**TASK DETAILS:**
Take down each entry exactly as written.

**DATASET ROWS:**
— Start —
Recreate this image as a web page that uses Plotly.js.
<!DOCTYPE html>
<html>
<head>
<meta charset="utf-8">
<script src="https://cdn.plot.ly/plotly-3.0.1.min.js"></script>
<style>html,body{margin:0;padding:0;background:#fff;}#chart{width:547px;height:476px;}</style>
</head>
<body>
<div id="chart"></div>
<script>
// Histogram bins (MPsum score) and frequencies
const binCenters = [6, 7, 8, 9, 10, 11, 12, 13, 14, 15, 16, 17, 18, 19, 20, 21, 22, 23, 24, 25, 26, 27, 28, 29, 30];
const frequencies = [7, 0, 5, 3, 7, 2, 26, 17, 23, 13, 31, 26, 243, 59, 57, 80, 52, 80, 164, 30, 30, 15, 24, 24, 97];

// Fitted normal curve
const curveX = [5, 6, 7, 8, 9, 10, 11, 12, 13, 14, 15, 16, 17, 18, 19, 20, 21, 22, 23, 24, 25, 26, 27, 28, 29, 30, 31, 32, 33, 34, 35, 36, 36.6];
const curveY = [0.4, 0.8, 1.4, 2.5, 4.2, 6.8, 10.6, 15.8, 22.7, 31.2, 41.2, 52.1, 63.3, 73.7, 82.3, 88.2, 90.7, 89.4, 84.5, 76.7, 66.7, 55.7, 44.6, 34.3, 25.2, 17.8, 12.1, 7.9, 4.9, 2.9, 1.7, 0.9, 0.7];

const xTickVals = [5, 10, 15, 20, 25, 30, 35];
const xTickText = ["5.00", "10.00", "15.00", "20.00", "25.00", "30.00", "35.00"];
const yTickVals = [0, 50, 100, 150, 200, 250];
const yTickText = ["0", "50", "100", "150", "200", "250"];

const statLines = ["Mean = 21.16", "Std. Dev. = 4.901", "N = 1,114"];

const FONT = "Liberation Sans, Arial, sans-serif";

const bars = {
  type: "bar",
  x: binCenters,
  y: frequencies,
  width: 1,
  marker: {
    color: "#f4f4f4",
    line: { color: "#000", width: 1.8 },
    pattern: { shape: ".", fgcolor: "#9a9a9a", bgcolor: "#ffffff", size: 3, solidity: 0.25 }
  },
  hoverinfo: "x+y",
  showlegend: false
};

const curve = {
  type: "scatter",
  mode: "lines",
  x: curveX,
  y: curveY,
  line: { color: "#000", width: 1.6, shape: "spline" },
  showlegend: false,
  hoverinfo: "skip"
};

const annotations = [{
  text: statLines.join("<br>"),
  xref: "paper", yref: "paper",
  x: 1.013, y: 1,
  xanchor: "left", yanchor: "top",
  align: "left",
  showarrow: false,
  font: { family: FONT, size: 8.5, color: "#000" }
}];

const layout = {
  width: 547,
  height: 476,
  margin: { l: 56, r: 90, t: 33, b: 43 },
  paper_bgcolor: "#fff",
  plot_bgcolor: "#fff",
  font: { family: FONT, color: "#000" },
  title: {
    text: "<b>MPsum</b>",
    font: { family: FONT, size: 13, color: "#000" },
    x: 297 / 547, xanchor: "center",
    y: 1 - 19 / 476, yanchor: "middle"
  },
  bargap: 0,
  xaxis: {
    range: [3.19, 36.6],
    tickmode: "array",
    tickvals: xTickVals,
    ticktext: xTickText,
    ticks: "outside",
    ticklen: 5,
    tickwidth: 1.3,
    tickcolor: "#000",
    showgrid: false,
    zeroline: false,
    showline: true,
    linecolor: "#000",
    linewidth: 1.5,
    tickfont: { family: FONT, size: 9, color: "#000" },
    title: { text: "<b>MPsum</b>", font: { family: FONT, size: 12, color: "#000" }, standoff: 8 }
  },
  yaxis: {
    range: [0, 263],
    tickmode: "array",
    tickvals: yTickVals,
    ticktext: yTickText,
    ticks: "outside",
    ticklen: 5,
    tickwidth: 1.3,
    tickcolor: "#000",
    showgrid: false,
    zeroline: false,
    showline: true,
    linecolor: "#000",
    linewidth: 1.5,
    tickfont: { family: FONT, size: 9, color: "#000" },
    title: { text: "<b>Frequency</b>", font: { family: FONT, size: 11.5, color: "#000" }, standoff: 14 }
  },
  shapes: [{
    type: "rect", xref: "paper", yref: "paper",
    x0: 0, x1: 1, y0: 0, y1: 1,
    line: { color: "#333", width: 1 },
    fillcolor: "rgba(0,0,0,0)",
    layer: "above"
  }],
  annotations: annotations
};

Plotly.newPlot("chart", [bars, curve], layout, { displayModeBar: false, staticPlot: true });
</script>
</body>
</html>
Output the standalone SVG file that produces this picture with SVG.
— End —
**COMPLETE ANSWER:**
Recreate this image as a web page that uses Plotly.js.
<!DOCTYPE html>
<html>
<head>
<meta charset="utf-8">
<script src="https://cdn.plot.ly/plotly-3.0.1.min.js"></script>
<style>html,body{margin:0;padding:0;background:#fff;}#chart{width:547px;height:476px;}</style>
</head>
<body>
<div id="chart"></div>
<script>
// Histogram bins (MPsum score) and frequencies
const binCenters = [6, 7, 8, 9, 10, 11, 12, 13, 14, 15, 16, 17, 18, 19, 20, 21, 22, 23, 24, 25, 26, 27, 28, 29, 30];
const frequencies = [7, 0, 5, 3, 7, 2, 26, 17, 23, 13, 31, 26, 243, 59, 57, 80, 52, 80, 164, 30, 30, 15, 24, 24, 97];

// Fitted normal curve
const curveX = [5, 6, 7, 8, 9, 10, 11, 12, 13, 14, 15, 16, 17, 18, 19, 20, 21, 22, 23, 24, 25, 26, 27, 28, 29, 30, 31, 32, 33, 34, 35, 36, 36.6];
const curveY = [0.4, 0.8, 1.4, 2.5, 4.2, 6.8, 10.6, 15.8, 22.7, 31.2, 41.2, 52.1, 63.3, 73.7, 82.3, 88.2, 90.7, 89.4, 84.5, 76.7, 66.7, 55.7, 44.6, 34.3, 25.2, 17.8, 12.1, 7.9, 4.9, 2.9, 1.7, 0.9, 0.7];

const xTickVals = [5, 10, 15, 20, 25, 30, 35];
const xTickText = ["5.00", "10.00", "15.00", "20.00", "25.00", "30.00", "35.00"];
const yTickVals = [0, 50, 100, 150, 200, 250];
const yTickText = ["0", "50", "100", "150", "200", "250"];

const statLines = ["Mean = 21.16", "Std. Dev. = 4.901", "N = 1,114"];

const FONT = "Liberation Sans, Arial, sans-serif";

const bars = {
  type: "bar",
  x: binCenters,
  y: frequencies,
  width: 1,
  marker: {
    color: "#f4f4f4",
    line: { color: "#000", width: 1.8 },
    pattern: { shape: ".", fgcolor: "#9a9a9a", bgcolor: "#ffffff", size: 3, solidity: 0.25 }
  },
  hoverinfo: "x+y",
  showlegend: false
};

const curve = {
  type: "scatter",
  mode: "lines",
  x: curveX,
  y: curveY,
  line: { color: "#000", width: 1.6, shape: "spline" },
  showlegend: false,
  hoverinfo: "skip"
};

const annotations = [{
  text: statLines.join("<br>"),
  xref: "paper", yref: "paper",
  x: 1.013, y: 1,
  xanchor: "left", yanchor: "top",
  align: "left",
  showarrow: false,
  font: { family: FONT, size: 8.5, color: "#000" }
}];

const layout = {
  width: 547,
  height: 476,
  margin: { l: 56, r: 90, t: 33, b: 43 },
  paper_bgcolor: "#fff",
  plot_bgcolor: "#fff",
  font: { family: FONT, color: "#000" },
  title: {
    text: "<b>MPsum</b>",
    font: { family: FONT, size: 13, color: "#000" },
    x: 297 / 547, xanchor: "center",
    y: 1 - 19 / 476, yanchor: "middle"
  },
  bargap: 0,
  xaxis: {
    range: [3.19, 36.6],
    tickmode: "array",
    tickvals: xTickVals,
    ticktext: xTickText,
    ticks: "outside",
    ticklen: 5,
    tickwidth: 1.3,
    tickcolor: "#000",
    showgrid: false,
    zeroline: false,
    showline: true,
    linecolor: "#000",
    linewidth: 1.5,
    tickfont: { family: FONT, size: 9, color: "#000" },
    title: { text: "<b>MPsum</b>", font: { family: FONT, size: 12, color: "#000" }, standoff: 8 }
  },
  yaxis: {
    range: [0, 263],
    tickmode: "array",
    tickvals: yTickVals,
    ticktext: yTickText,
    ticks: "outside",
    ticklen: 5,
    tickwidth: 1.3,
    tickcolor: "#000",
    showgrid: false,
    zeroline: false,
    showline: true,
    linecolor: "#000",
    linewidth: 1.5,
    tickfont: { family: FONT, size: 9, color: "#000" },
    title: { text: "<b>Frequency</b>", font: { family: FONT, size: 11.5, color: "#000" }, standoff: 14 }
  },
  shapes: [{
    type: "rect", xref: "paper", yref: "paper",
    x0: 0, x1: 1, y0: 0, y1: 1,
    line: { color: "#333", width: 1 },
    fillcolor: "rgba(0,0,0,0)",
    layer: "above"
  }],
  annotations: annotations
};

Plotly.newPlot("chart", [bars, curve], layout, { displayModeBar: false, staticPlot: true });
</script>
</body>
</html>
Output the standalone SVG file that produces this picture with SVG.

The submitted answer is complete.